After about three days of explosive water shits, the body adjusts, and this is kind of my favorite part: Turds reemerge as these super clean little rabbit droppings. I’m not even joking. Little compact turds and one’s ass comes clean with one wipe.
When one is in the clean rabbit turds phase, one knows his body is in ketosis, which is just the body shifting from a carb-burning model to a fat-burning model.
At that point, the weight really starts to drop.
Here’s what I do:
- Walk two miles every morning.
- Skip breakfast. I take coffee and a splash of half and half. That’s my breakfast. I don’t put any sugar or sweetener in my coffee. If you do, grow up. Let me just say, too, that I hate these put-butter-in-your-coffee weirdos. Stop being goofy. Who puts butter in their coffee? That’s stupid.

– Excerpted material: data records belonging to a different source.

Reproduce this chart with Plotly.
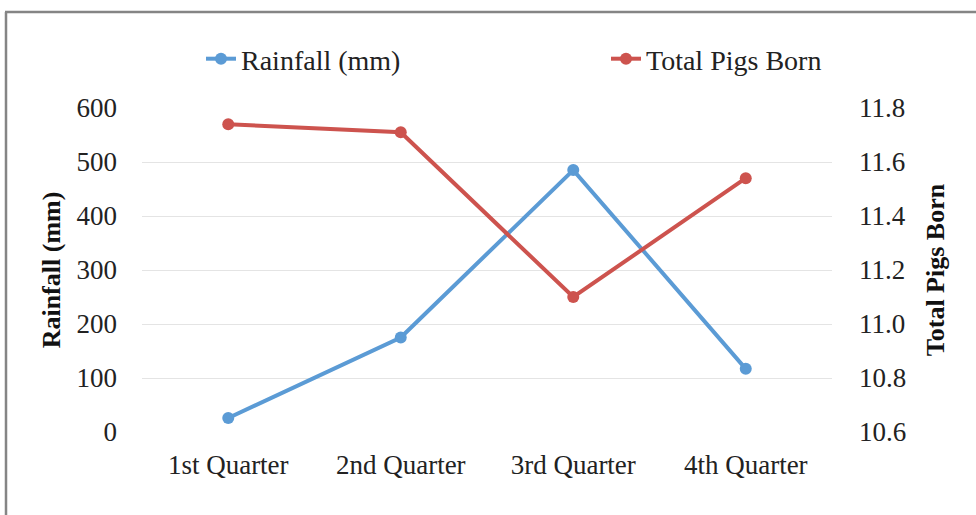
import plotly.graph_objects as go

quarters = ["1st Quarter", "2nd Quarter", "3rd Quarter", "4th Quarter"]
rainfall_mm = [26, 175, 485, 117]
total_pigs_born = [11.74, 11.71, 11.10, 11.54]

BLUE = "#5B9BD5"
RED = "#CD534E"
FONT = "Liberation Serif"

W, H = 976, 515
L, R, T, B = 142, 144, 108, 83
pw, ph = W - L - R, H - T - B


def px_x(x):
    return (x - L) / pw


def px_y(y):
    return (H - B - y) / ph


fig = go.Figure()
fig.add_trace(go.Scatter(
    x=quarters, y=rainfall_mm, name="Rainfall (mm)", mode="lines+markers",
    line=dict(color=BLUE, width=4), marker=dict(size=12, color=BLUE),
    legend="legend", yaxis="y",
))
fig.add_trace(go.Scatter(
    x=quarters, y=total_pigs_born, name="Total Pigs Born", mode="lines+markers",
    line=dict(color=RED, width=4), marker=dict(size=12, color=RED),
    legend="legend2", yaxis="y2",
))

tick_font = dict(family=FONT, size=27, color="#222222")
title_font = dict(family=FONT, size=26, color="#111111", weight="bold")
legend_font = dict(family=FONT, size=28, color="#222222")

fig.update_layout(
    width=W, height=H,
    margin=dict(l=L, r=R, t=T, b=B),
    paper_bgcolor="white", plot_bgcolor="white",
    font=dict(family=FONT, color="#222222"),
    xaxis=dict(
        type="category", showgrid=False, showline=False, zeroline=False,
        ticks="", tickfont=tick_font, ticklabelstandoff=14,
        range=[-0.5, 3.5],
    ),
    yaxis=dict(
        range=[0, 600], dtick=100, showgrid=True, gridcolor="#E4E4E4",
        gridwidth=1, zeroline=False, showline=False, ticks="",
        tickfont=tick_font, ticklabelstandoff=24,
        title=dict(text="Rainfall (mm)", font=title_font, standoff=8),
    ),
    yaxis2=dict(
        range=[10.6, 11.8], dtick=0.2, tickformat=".1f", overlaying="y",
        side="right", showgrid=False, zeroline=False, showline=False,
        ticks="", tickfont=tick_font, ticklabelstandoff=26,
        title=dict(text="Total Pigs Born", font=title_font, standoff=20),
    ),
    legend=dict(
        x=px_x(201), y=px_y(59), xanchor="left", yanchor="middle",
        font=legend_font, bgcolor="rgba(0,0,0,0)", itemwidth=30,
    ),
    legend2=dict(
        x=px_x(606), y=px_y(59), xanchor="left", yanchor="middle",
        font=legend_font, bgcolor="rgba(0,0,0,0)", itemwidth=30,
    ),
    shapes=[
        dict(type="line", xref="paper", yref="paper",
             x0=px_x(5), x1=px_x(W + 2), y0=px_y(12), y1=px_y(12),
             line=dict(color="#858585", width=2.5)),
        dict(type="line", xref="paper", yref="paper",
             x0=px_x(6), x1=px_x(6), y0=px_y(12), y1=px_y(H + 2),
             line=dict(color="#858585", width=2.5)),
    ],
    showlegend=True,
)

fig.write_html("out.html")
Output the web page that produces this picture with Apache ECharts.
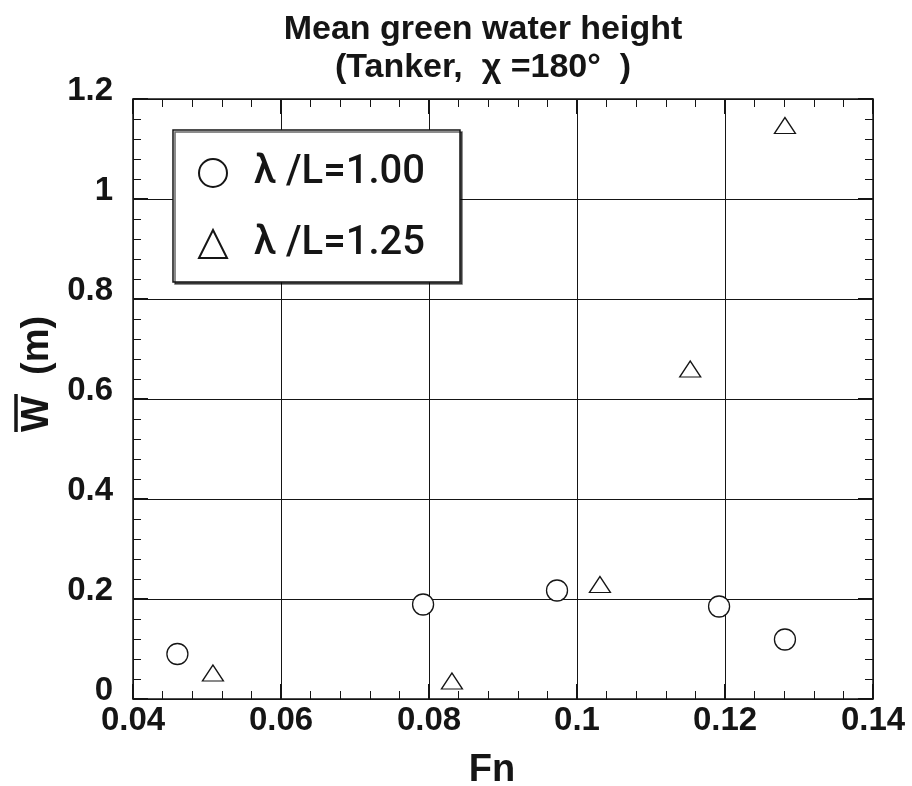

- Ride my hunger pangs as long as I can. Usually I can make to to 2-2:30 before I feel like I need some calorie input. I eat protein/fat until my hunger is gone. Then I stop. This is where the online keto-bros really screw up what they tell people. Calories in/Calories out. If one gorges himself on cheese and eggs until he is about to pop, he’s still consuming calories. Calories in/Calories out. It doesn’t matter what one eats, either, as long as it isn’t carbs. No carbs at all. None. Eggs. Cheese. Ham. Turkey. Buffalo. But don’t replace the carb calories with protein calories. That’s not going to work.
- Eat dinner at 6-7. Eat a huge salad. Eat a steak with green beans. Vegetables are great, and keto makes me love them. Sprouts. Broccoli. Green beans. Lettuce. Asparagus. It should go without saying, no starchy vegetables. No potatoes or anything that is starchy. Green vegetables, mostly, which are almost all water, so few calories. One can eat an entire head of lettuce and that’s like not even 100 calories, I think.
- If a bedtime snack is necessary, keep those sugar-gree pudding or jello cups in the fridge and eat one or two of those. The jello ones have no calories so go nuts.
- Make it to bed and let one’s body burn calories while he or she sleeps. If one makes it to bed hungry, he has won the day. Remember, hunger is what fat-burning feels like. Let dream you deal with it.
- Wake up and do it all again.
Do it for one month. Make the commitment. In one month using this method, I typically can drop 10-15 lbs and go down a whole belt notch.